#### [SOURCE RECORDS]

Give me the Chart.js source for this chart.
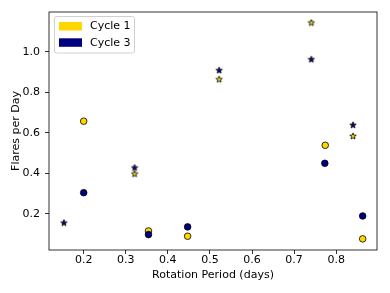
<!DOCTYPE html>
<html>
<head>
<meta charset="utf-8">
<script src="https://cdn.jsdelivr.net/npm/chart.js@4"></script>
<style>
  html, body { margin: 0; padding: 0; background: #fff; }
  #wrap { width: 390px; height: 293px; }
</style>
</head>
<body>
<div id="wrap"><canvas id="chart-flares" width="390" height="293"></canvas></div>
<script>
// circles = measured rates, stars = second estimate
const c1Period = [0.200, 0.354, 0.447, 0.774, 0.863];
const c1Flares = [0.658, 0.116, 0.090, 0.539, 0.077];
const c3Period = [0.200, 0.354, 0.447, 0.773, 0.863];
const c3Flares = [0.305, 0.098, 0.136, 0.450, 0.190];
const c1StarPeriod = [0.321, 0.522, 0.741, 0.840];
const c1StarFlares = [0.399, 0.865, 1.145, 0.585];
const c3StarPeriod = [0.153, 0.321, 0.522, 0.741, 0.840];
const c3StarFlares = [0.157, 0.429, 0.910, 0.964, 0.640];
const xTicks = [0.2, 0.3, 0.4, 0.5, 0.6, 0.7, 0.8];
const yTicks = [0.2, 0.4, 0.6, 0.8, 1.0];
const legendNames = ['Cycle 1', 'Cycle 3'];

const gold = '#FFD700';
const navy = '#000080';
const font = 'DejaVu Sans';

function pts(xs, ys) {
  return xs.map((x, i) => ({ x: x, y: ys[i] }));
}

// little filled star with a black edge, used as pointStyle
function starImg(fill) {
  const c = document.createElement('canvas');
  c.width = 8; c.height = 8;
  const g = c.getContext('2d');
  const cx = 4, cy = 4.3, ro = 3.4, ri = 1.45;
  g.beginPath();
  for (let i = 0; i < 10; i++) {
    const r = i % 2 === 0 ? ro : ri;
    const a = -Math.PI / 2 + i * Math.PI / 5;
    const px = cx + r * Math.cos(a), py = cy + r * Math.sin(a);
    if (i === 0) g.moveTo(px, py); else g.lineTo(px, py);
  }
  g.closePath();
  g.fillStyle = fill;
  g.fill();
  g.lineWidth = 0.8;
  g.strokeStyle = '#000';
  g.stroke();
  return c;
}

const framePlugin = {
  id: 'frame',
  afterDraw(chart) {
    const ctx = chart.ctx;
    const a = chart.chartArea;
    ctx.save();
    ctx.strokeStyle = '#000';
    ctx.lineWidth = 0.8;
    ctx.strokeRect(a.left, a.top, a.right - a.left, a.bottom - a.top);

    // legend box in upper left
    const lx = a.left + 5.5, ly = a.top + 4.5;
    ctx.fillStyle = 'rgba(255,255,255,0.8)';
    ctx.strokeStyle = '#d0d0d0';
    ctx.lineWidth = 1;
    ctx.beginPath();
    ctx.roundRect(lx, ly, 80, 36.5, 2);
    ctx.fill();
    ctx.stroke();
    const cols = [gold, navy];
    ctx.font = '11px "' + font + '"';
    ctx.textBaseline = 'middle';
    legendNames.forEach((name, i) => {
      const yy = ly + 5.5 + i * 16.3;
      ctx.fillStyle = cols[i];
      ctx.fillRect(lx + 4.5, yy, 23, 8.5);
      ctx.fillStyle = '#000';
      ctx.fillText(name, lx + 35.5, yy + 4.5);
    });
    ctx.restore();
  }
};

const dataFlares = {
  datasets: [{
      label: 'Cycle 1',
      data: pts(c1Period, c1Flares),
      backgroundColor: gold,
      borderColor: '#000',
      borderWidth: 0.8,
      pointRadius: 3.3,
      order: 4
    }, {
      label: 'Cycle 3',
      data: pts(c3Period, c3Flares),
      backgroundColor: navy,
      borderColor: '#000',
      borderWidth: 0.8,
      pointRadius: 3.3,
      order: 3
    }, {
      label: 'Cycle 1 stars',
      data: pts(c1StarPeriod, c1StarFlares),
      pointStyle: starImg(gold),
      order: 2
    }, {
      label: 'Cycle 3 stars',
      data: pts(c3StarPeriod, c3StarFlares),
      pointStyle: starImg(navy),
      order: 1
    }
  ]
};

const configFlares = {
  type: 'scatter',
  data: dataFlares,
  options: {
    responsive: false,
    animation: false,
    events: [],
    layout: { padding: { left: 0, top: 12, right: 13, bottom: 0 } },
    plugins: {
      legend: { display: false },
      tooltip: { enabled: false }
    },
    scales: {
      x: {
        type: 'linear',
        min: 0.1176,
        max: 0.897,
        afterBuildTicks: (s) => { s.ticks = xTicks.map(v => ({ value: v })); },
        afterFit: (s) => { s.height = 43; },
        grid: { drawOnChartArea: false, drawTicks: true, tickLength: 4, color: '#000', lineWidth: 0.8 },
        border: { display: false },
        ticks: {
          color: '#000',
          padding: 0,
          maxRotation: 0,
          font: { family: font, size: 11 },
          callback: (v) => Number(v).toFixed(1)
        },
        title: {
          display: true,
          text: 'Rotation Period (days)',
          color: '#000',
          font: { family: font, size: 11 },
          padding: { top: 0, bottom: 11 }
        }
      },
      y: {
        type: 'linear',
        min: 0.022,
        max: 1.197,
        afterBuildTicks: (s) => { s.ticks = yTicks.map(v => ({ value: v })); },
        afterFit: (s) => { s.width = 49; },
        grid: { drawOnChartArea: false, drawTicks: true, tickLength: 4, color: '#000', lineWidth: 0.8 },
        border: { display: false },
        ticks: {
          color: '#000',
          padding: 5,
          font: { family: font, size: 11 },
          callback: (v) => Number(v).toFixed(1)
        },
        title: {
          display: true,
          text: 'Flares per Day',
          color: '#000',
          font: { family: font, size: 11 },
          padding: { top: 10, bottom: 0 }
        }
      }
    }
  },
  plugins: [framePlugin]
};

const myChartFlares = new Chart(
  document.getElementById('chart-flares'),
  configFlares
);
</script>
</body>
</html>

...

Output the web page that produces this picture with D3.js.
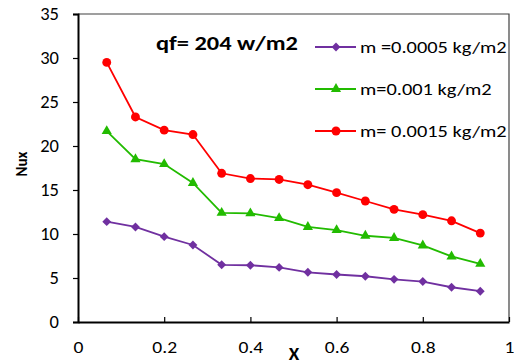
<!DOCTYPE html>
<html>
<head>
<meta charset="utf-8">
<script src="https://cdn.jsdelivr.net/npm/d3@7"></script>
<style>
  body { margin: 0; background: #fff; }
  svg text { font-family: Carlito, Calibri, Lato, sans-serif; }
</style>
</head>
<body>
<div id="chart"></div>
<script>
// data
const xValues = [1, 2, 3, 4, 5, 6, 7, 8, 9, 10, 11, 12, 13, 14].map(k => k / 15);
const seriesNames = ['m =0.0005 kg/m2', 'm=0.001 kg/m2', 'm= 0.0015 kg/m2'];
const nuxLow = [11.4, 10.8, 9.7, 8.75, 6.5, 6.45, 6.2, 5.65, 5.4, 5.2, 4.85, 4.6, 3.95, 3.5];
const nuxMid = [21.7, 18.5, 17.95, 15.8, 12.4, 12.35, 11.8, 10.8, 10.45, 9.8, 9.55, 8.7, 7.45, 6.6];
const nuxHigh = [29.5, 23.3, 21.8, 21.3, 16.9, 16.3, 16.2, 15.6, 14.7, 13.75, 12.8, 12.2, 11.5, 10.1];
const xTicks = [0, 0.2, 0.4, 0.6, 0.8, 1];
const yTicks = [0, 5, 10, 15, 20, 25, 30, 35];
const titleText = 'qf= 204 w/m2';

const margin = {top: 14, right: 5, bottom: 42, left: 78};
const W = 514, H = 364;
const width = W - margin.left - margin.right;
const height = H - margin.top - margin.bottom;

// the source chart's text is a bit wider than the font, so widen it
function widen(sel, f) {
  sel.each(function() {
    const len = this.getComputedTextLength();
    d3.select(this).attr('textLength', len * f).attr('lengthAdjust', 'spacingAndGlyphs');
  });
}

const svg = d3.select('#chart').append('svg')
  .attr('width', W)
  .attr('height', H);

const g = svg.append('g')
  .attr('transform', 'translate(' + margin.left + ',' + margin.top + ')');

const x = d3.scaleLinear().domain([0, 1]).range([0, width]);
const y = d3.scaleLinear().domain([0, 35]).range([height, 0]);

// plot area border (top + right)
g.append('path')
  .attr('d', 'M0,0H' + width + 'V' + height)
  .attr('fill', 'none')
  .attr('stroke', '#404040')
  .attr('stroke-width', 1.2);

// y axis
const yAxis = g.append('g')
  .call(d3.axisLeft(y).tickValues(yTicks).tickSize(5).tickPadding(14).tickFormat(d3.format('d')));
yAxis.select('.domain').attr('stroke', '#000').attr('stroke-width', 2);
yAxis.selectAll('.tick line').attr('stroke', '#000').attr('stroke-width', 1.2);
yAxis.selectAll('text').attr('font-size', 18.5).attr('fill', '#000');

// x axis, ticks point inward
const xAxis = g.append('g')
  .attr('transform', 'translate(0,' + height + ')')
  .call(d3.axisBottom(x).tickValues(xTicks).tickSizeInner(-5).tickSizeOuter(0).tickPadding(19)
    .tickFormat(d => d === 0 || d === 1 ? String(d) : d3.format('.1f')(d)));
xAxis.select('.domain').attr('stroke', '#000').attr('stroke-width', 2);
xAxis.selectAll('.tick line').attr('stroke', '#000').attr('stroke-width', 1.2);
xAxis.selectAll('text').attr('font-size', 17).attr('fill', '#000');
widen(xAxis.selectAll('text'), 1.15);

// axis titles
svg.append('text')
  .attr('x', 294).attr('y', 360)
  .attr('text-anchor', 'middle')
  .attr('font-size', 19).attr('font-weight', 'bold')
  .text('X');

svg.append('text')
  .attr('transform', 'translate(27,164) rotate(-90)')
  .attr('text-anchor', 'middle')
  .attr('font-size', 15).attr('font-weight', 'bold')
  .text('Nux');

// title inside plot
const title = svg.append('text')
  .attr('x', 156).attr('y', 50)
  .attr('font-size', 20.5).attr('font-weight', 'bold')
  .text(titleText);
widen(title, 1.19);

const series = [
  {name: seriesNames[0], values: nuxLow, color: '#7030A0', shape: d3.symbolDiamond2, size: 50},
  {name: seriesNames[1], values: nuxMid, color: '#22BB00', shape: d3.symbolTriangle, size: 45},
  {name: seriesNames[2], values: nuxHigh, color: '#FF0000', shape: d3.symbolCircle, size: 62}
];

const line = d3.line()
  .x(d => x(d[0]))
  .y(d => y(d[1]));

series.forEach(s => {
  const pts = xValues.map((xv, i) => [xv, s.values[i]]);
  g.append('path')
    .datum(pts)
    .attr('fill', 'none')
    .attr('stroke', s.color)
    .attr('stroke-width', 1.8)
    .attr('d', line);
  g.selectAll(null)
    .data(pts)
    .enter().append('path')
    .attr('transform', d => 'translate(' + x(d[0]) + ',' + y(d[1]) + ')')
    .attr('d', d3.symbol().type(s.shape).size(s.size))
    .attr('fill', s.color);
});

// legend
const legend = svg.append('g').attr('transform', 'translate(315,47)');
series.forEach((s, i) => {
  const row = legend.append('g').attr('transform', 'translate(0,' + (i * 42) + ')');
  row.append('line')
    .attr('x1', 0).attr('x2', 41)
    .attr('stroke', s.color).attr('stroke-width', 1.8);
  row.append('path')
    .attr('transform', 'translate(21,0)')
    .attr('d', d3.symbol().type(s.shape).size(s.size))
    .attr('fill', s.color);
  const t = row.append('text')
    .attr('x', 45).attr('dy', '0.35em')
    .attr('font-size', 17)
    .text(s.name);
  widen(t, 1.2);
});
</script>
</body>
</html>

--

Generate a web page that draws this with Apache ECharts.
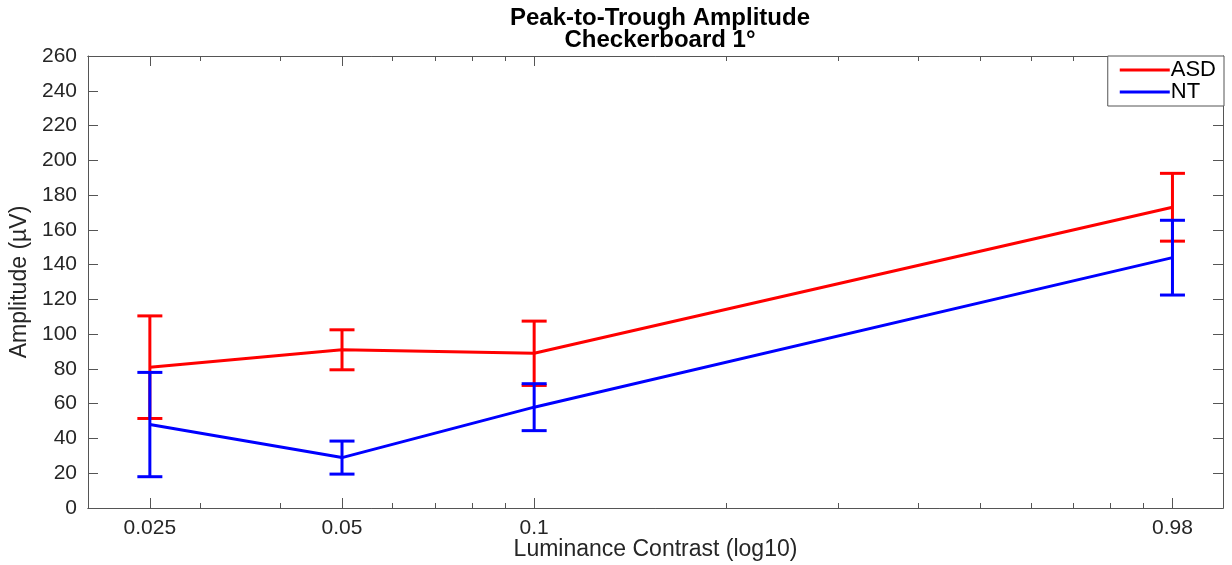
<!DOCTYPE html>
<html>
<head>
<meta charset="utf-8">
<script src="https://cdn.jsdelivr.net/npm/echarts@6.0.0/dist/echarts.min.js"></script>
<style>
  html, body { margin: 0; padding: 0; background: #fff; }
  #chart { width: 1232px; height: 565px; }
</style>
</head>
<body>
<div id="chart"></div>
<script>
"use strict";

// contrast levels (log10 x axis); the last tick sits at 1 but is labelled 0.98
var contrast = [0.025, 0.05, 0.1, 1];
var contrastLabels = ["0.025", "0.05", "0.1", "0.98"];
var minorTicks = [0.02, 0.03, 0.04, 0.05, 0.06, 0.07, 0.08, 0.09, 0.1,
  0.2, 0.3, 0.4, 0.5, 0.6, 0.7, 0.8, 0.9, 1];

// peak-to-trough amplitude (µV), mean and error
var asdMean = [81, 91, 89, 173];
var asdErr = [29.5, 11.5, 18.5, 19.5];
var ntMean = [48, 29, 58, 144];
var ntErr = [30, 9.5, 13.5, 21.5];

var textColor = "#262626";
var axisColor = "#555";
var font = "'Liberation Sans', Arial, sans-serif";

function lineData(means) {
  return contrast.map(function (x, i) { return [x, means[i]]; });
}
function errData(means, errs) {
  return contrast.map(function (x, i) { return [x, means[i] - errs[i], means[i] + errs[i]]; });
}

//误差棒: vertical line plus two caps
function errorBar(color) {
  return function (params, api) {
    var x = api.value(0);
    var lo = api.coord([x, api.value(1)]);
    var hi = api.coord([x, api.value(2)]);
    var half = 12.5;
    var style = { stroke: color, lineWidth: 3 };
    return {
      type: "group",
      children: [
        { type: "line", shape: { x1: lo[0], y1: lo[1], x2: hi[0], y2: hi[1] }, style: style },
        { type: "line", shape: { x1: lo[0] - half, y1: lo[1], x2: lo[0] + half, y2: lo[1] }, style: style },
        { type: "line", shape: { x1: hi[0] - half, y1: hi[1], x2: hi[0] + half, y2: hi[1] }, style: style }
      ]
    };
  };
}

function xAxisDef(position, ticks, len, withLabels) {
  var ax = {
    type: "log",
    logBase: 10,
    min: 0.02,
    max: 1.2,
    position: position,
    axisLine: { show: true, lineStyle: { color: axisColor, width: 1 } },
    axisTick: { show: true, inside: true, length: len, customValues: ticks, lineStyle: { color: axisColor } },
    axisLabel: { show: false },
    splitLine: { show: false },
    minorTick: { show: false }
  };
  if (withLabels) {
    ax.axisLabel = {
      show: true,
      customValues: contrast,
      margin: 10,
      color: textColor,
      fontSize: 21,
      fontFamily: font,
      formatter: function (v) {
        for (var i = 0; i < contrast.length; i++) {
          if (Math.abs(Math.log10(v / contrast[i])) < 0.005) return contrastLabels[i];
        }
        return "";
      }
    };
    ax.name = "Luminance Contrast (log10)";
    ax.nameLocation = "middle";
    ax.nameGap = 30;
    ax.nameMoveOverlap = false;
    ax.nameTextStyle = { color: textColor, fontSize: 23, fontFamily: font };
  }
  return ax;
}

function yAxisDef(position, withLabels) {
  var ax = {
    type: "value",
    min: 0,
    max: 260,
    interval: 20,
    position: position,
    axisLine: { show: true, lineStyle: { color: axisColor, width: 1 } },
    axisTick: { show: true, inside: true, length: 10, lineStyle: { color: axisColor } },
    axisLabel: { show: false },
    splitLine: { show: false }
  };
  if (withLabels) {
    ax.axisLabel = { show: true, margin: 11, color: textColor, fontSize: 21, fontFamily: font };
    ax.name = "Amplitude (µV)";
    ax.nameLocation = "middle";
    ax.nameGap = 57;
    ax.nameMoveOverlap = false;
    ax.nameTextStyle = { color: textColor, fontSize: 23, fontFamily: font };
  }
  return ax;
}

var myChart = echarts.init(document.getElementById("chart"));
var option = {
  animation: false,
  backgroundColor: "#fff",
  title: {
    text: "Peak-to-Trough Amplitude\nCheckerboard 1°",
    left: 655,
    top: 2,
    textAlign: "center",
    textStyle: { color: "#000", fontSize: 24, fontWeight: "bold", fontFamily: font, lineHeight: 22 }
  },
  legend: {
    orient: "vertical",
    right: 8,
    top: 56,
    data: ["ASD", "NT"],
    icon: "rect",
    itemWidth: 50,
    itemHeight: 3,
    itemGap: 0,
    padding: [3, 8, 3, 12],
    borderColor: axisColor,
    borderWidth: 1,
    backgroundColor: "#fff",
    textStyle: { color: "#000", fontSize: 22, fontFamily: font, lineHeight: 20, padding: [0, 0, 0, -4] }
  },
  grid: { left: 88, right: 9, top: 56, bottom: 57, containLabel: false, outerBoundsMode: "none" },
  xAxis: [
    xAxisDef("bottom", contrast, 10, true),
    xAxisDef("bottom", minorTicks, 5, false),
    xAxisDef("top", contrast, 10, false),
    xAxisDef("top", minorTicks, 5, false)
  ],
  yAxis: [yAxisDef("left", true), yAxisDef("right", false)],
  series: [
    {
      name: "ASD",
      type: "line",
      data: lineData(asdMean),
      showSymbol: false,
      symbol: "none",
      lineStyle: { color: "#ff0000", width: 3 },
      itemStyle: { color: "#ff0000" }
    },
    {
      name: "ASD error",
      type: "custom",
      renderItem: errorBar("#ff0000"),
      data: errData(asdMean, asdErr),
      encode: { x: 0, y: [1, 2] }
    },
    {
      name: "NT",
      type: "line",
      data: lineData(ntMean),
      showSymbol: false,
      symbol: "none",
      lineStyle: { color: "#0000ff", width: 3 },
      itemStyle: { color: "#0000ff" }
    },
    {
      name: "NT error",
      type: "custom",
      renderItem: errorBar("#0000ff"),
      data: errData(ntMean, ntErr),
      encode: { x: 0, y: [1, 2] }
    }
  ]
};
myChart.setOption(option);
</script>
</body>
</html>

#### [PROBLEM DESCRIPTION]
Identify lines with the string "page". Copy each one.

#### [RESPONSE FOR THIS EXERCISE]
Output the web page that produces this picture with D3.js.
Generate a web page that draws this with Apache ECharts.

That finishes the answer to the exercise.